The judgment is reversed and the cause is remanded.

MORGAN, P. J., DONNELLY, J., and DIXON, Special Judge, concur.

. Subdivision 9 of § 2116.2, of Article I, Building Code of the City of St. Louis provides that buildings to be razed of the size of those involved in this case “ shall be kept secure against entry of transients or vandals. If security is not possible, watchman shall be provided during the hours wrecking is not being accomplished.”

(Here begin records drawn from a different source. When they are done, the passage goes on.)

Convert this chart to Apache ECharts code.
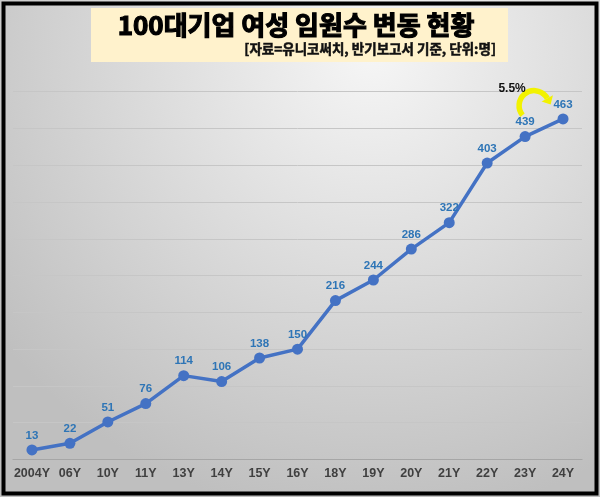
<!DOCTYPE html>
<html>
<head>
<meta charset="utf-8">
<script src="https://cdn.jsdelivr.net/npm/echarts@6/dist/echarts.min.js"></script>
<style>
html,body{margin:0;padding:0;background:#fff;}
#c{width:600px;height:497px;}
</style>
</head>
<body>
<div id="c"></div>
<script>
var categories = ['2004Y','06Y','10Y','11Y','13Y','14Y','15Y','16Y','18Y','19Y','20Y','21Y','22Y','23Y','24Y'];
var execCounts = [13,22,51,76,114,106,138,150,216,244,286,322,403,439,463];
var yTicks = {min:0, max:500, interval:50};
var titleText = '100대기업 여성 임원수 변동 현황';
var subtitleText = '[자료=유니코써치, 반기보고서 기준, 단위:명]';
var growthText = '5.5%';

var chart = echarts.init(document.getElementById('c'));
var option = {
  animation:false,
  backgroundColor:{type:'radial',x:0.62,y:0.1,r:0.95,colorStops:[{offset:0,color:'#f6f6f6'},{offset:1,color:'#bfbfbf'}]},
  grid:{left:13,right:18,top:91.7,bottom:37.5,containLabel:false},
  xAxis:{type:'category',data:categories,boundaryGap:true,
    axisLine:{lineStyle:{color:'#a6a6a6',width:1.2}},
    axisTick:{show:false},
    axisLabel:{color:'#404040',fontWeight:'bold',fontSize:12.5,fontFamily:'"Liberation Sans Narrow", "Liberation Sans", Arial, sans-serif',margin:8,interval:0}},
  yAxis:{type:'value',min:yTicks.min,max:yTicks.max,interval:yTicks.interval,
    axisLabel:{show:false},axisLine:{show:false},axisTick:{show:false},
    splitLine:{lineStyle:{color:'#c6c6c6',width:1}}},
  series:[{type:'line',data:execCounts,
    lineStyle:{color:'#4472C4',width:3.5},
    itemStyle:{color:'#4472C4'},
    symbol:'circle',symbolSize:11,
    label:{show:true,position:'top',distance:3,color:'#2E75B6',fontWeight:'bold',fontSize:11.5,fontFamily:'Liberation Sans, Arial, sans-serif'}}]
};
chart.setOption(option);

var p23 = chart.convertToPixel({seriesIndex:0},[13,execCounts[13]]);
var cx = p23[0]+9, cy = p23[1]-31, r = 15;
var a0 = 2.45, a1 = -0.5 + Math.PI*2;
var ex = cx + r*Math.cos(a1), ey = cy + r*Math.sin(a1);
var nx = Math.cos(a1), ny = Math.sin(a1);
var tx = -Math.sin(a1), ty = Math.cos(a1);

chart.setOption({graphic:[
  {type:'rect',shape:{x:91,y:8,width:417,height:54},style:{fill:'#FFF2CC'},z:10},
  {type:'text',x:296,y:25,style:{text:titleText,textAlign:'center',textVerticalAlign:'middle',font:'bold 26px "Noto Sans CJK KR", sans-serif',fill:'#000',stroke:'#000',lineWidth:1.2},z:11},
  {type:'text',x:496,y:49,style:{text:subtitleText,textAlign:'right',textVerticalAlign:'middle',font:'bold 13.5px "Noto Sans CJK KR", sans-serif',fill:'#111',stroke:'#111',lineWidth:0.5},z:11},
  {type:'arc',shape:{cx:cx,cy:cy,r:r,startAngle:a0,endAngle:a1,clockwise:true},style:{stroke:'#F2F200',lineWidth:5.5,fill:null},z:11},
  {type:'polygon',shape:{points:[[ex+nx*6.5,ey+ny*6.5],[ex-nx*6.5,ey-ny*6.5],[ex+tx*7,ey+ty*7]]},style:{fill:'#F2F200'},z:11},
  {type:'text',x:p23[0]-13,y:p23[1]-48,style:{text:growthText,textAlign:'center',textVerticalAlign:'middle',font:'bold 12px "Liberation Sans", Arial, sans-serif',fill:'#111'},z:11},
  {type:'rect',shape:{x:3.5,y:3.5,width:593,height:490},style:{fill:null,stroke:'#000',lineWidth:4},z:20}
]});
</script>
</body>
</html>
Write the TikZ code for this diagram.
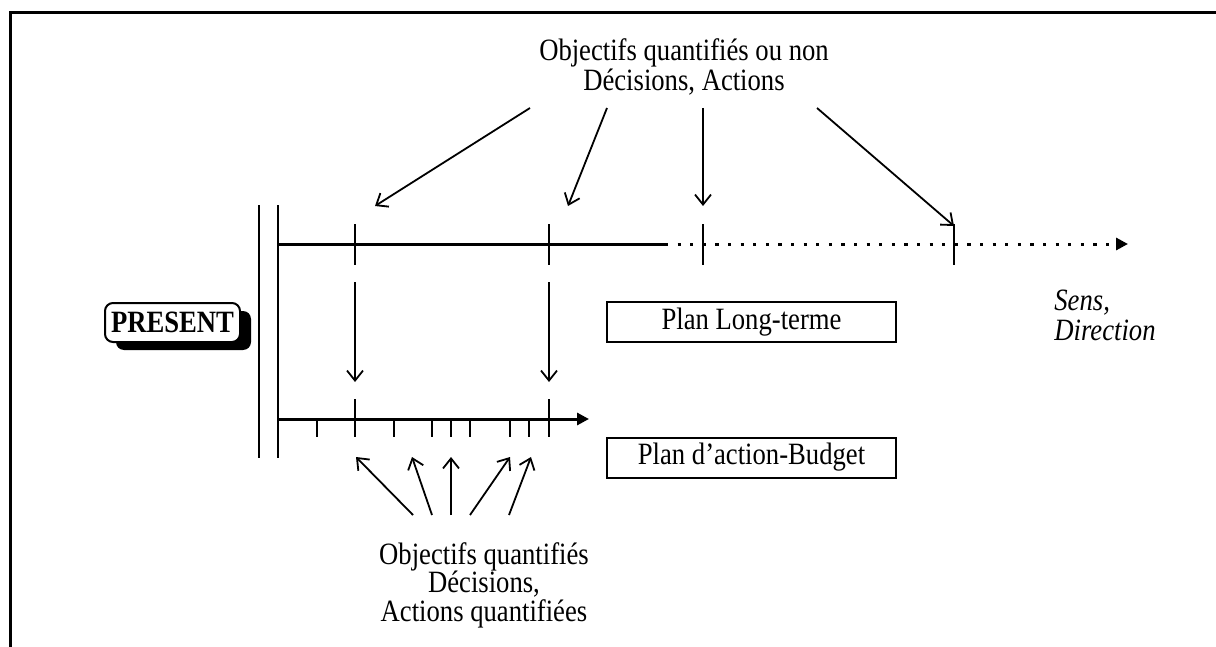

. “ ‘Your verdict must be for the plaintiff if you believe:

First, a fire started in the area being demolished by defendant and spread to adjacent property including that of the plaintiff, and
Second, the buildings being demolished by defendant were not secured against transients or vandals and defendant provided no watchman while the demolition work was not in progress, and Third, as a direct result of such conduct plaintiff sustained damage.’ ”
“Not in M.A.I.”

. “ ‘Your verdict must be for the plaintiff if you believe:

First, a fire started in the area being demolished by defendant and spread to property of plaintiff, and
Second, a very substantial danger existed that if a fire so started it would spread to adjacent property unless timely discovered and reported, and Third, defendant knew or should have known of said danger and in order to timely discover a fire starting on premises being demolished by defendant that it should have employed a watchman during hours in which work was not being conducted on the premises, and Fourth, defendant’s failure to employ a watchman was negligence, and Fifth, as a direct result of such negligence plaintiff sustained damage.’ ” “Not in M.A.I.”

. “ ‘All buildings equipped with automatic sprinkler protection and standpipe systems shall be kept in operating condition on every floor immediately below the point of demolition and shall be capped only as each floor is demolished. During cold weather below 32 degrees Fahrenheit, the sprinkler system shall be converted to a dry system.”